- The Argyle is closing, with Sydney’s most historic nightclub set to make way for a premium restaurant.
- Owners Hunter St. Hospitality and Pacific Concepts have put together a massive farewell program.
- The final goodbye will be a massive New Year’s Eve party with three stages.
- READ MORE: 50+ best nightclubs and bars in Sydney
“Sydney is dead” has become a mindlessly repetitious slogan for cynical ex-partygoers who don’t actually go to nightclubs anymore.
While the city’s night-time economy still has a long path to recovery from the sad sludge of misguided lockout laws, the pandemic and an inescapable cost-of-living crisis, significant efforts have been made to stop the doom and gloom.
But blows are blows. And The Argyle announcing its closure, after 17 years as one of Sydney’s most emblematic nightclubs, is most definitely a blow. But not a setback.
With Sydney’s nightlife becoming stronger each year, The Rocks losing its blockbuster club is sad but hopeful, with owners Hunter St. Hospitality and Pacific Concepts moving away from the blinding lights and pulsating beats towards something more sophisticated (and calmer) for the impressive heritage building.
While the immense sandstone frame still has a few weeks left of partying, it’ll call time out on its buzzy dancefloors in the New Year with “big plans” in sight as the CEO of Hunter St. Hospitality and Pacific Concepts makes a play for high-end dining.
“We looked at where The Argyle was sitting, and the demand from the consumer, and it was starting to wane,” Tucker told The Daily Telegraph.
“[But] we want to leave on a high.”
The newly reenergised hospitality group, which recently reopened long-standing steakhouse The Cut Bar & Grill, has put together a “mammoth” goodbye for The Argyle, scheduled as a series of big-ticket parties starting this weekend with a night curated by DJ Havana Brown, and ending with a massive New Year’s Eve blowout with three stages.

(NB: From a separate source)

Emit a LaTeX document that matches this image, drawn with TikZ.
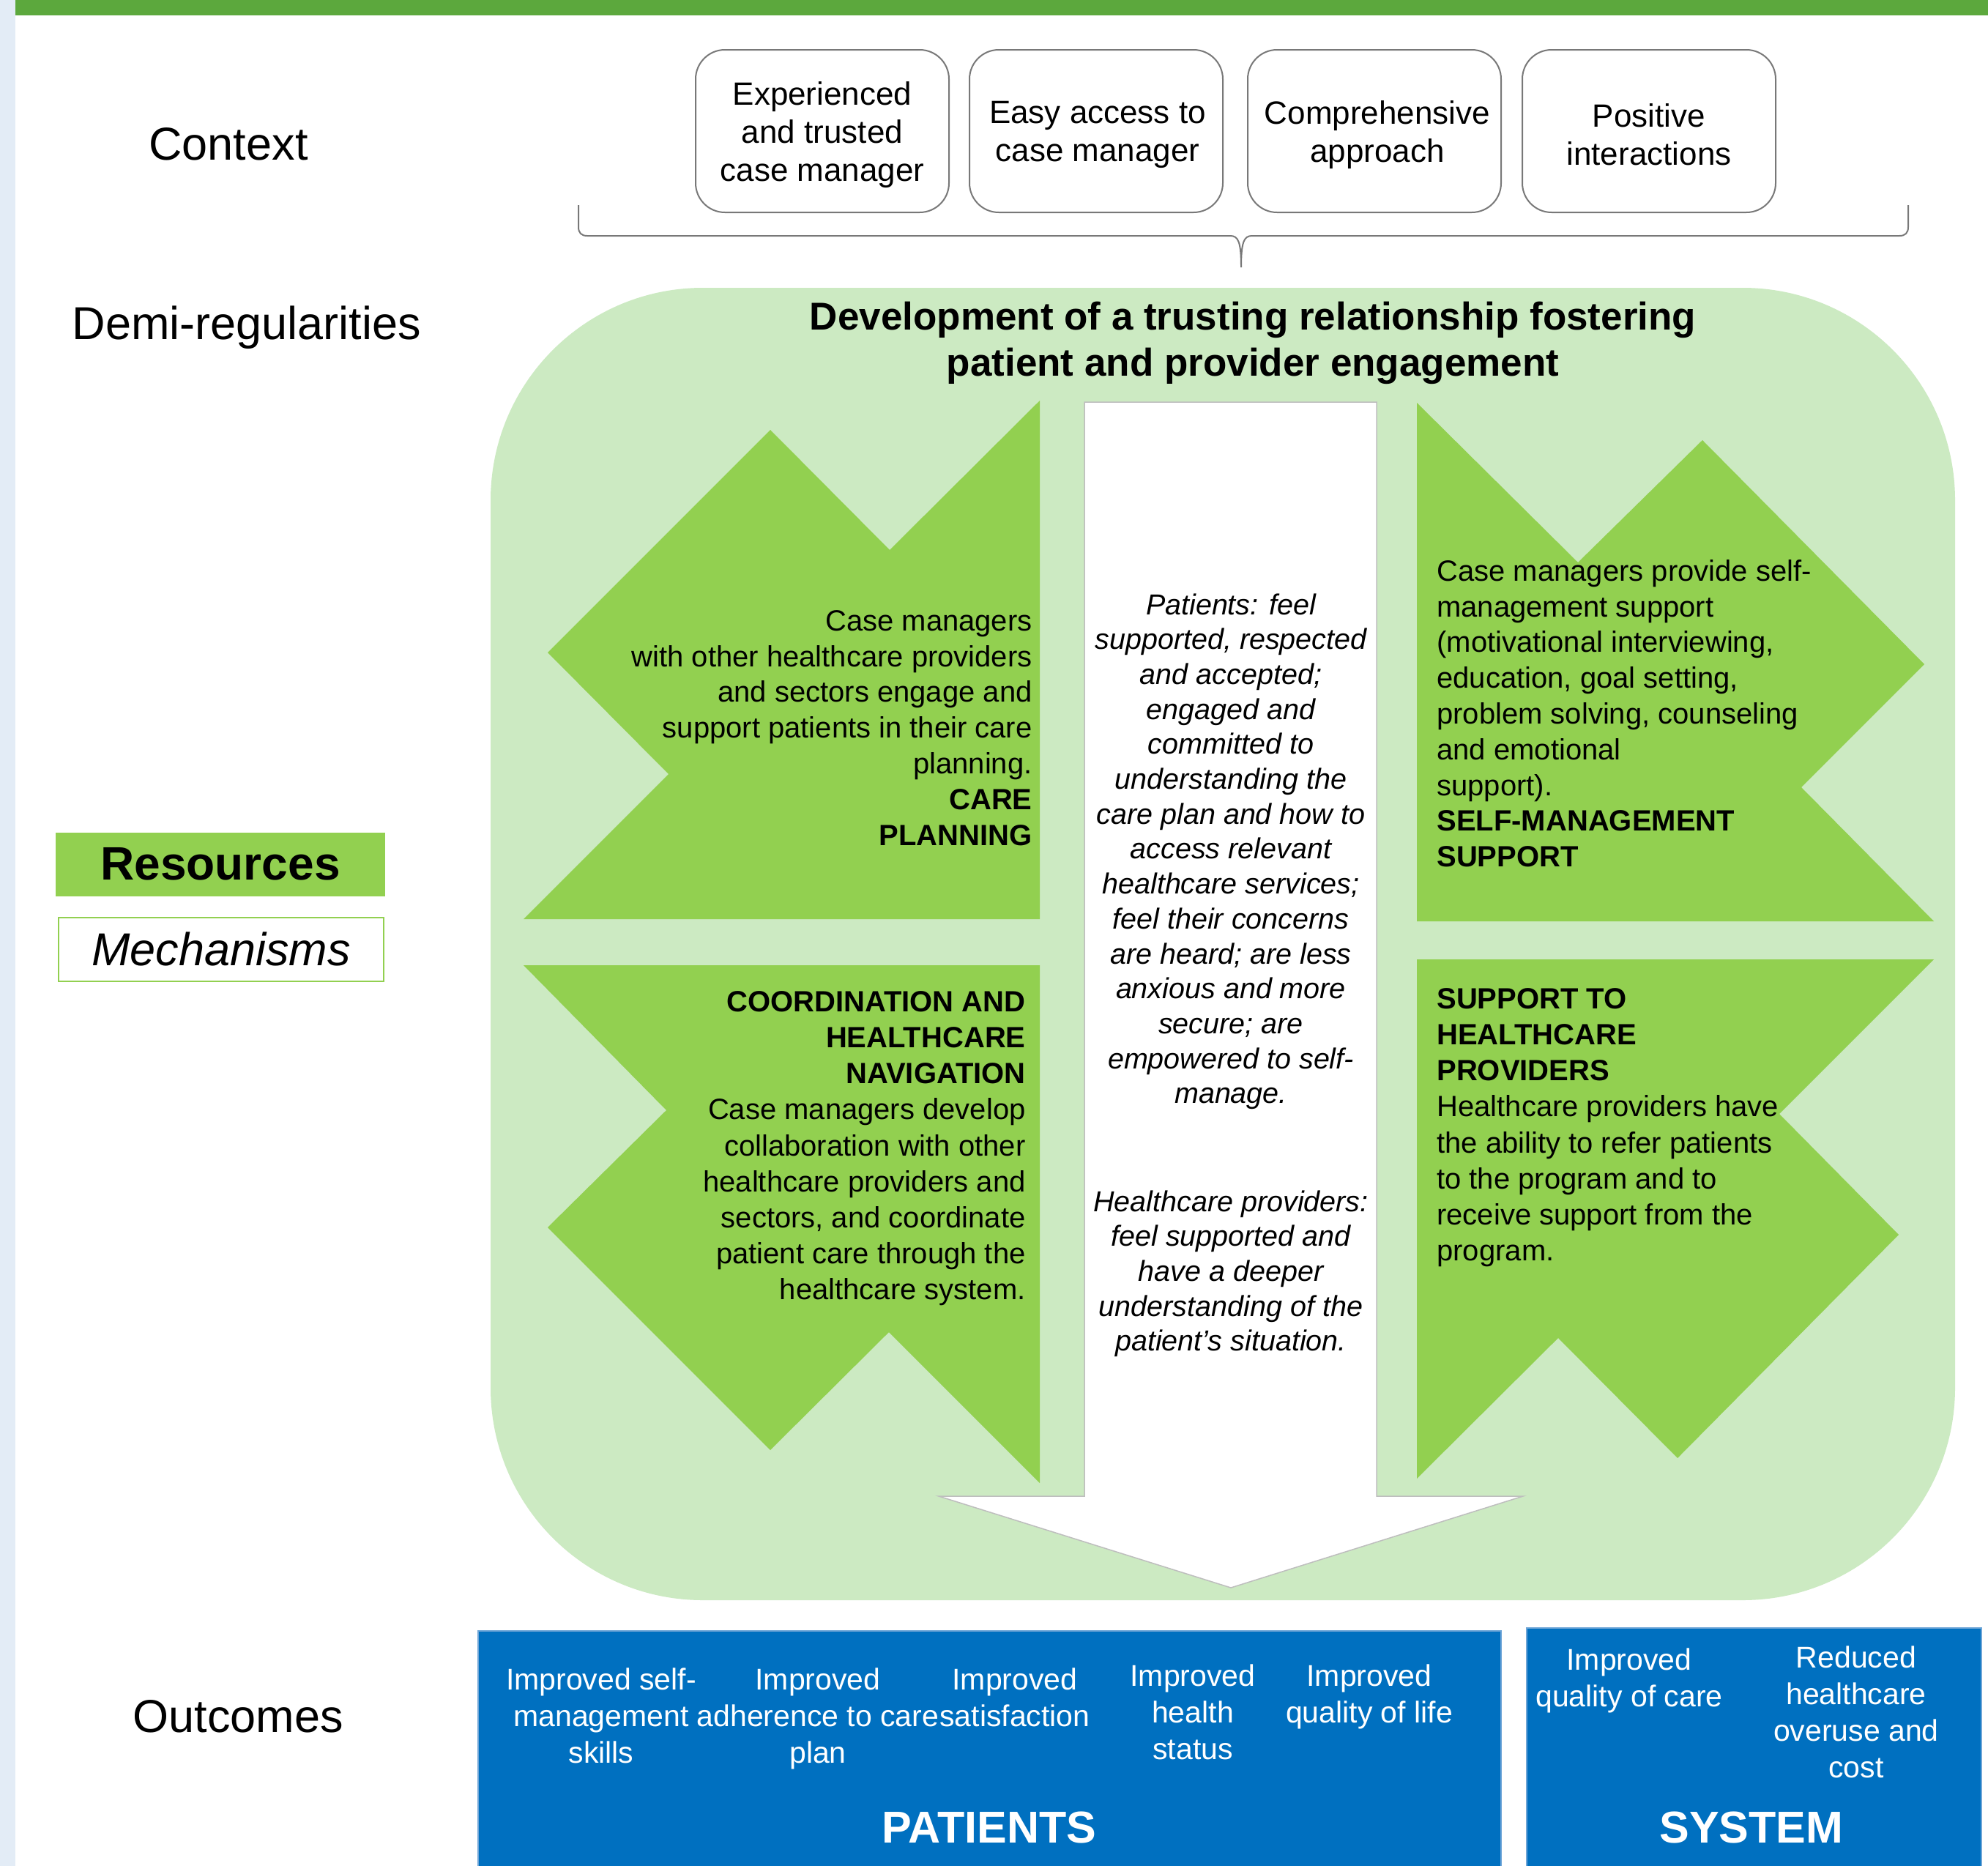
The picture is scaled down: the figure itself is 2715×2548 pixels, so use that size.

The New Year’s Eve party at The Argyle will feature Timomatic and William Singe on the RNB Superclub Stage, textures of EDM coupled with cannons, lasers, strobes and dancers on the Main Stage, led by Frankie Romano, and house and techno buried in the Rave Cave with local DJ Carisen. As far as NYE parties in Sydney go, this will be one of the hottest tickets in town.
Once 2025 hits, plans will begin to turn The Argyle into a 300-seat restaurant, pitched as “up market but approachable” as a major play to help modernise The Rocks’ dining scene, and assumedly to speak to the constant flow of foot traffic that has made The Rocks once of Sydney’s most visited areas.
“I don’t think Sydney’s nightlife is dead. What people want from night-life is changing,” says Tucker, who is reportedly still finalising the menu and concept for The Argyle’s new form.
Yet the changes have been met with criticism from locals, many whom have spent their formative years at The Argyle.
“First it was Marquee, now Argyle. Sydney’s nightlife is slowly but surely dying,” one person wrote.
But again, that furrowed sense of cynicism for a rapidly growing city is missing the forest for the trees.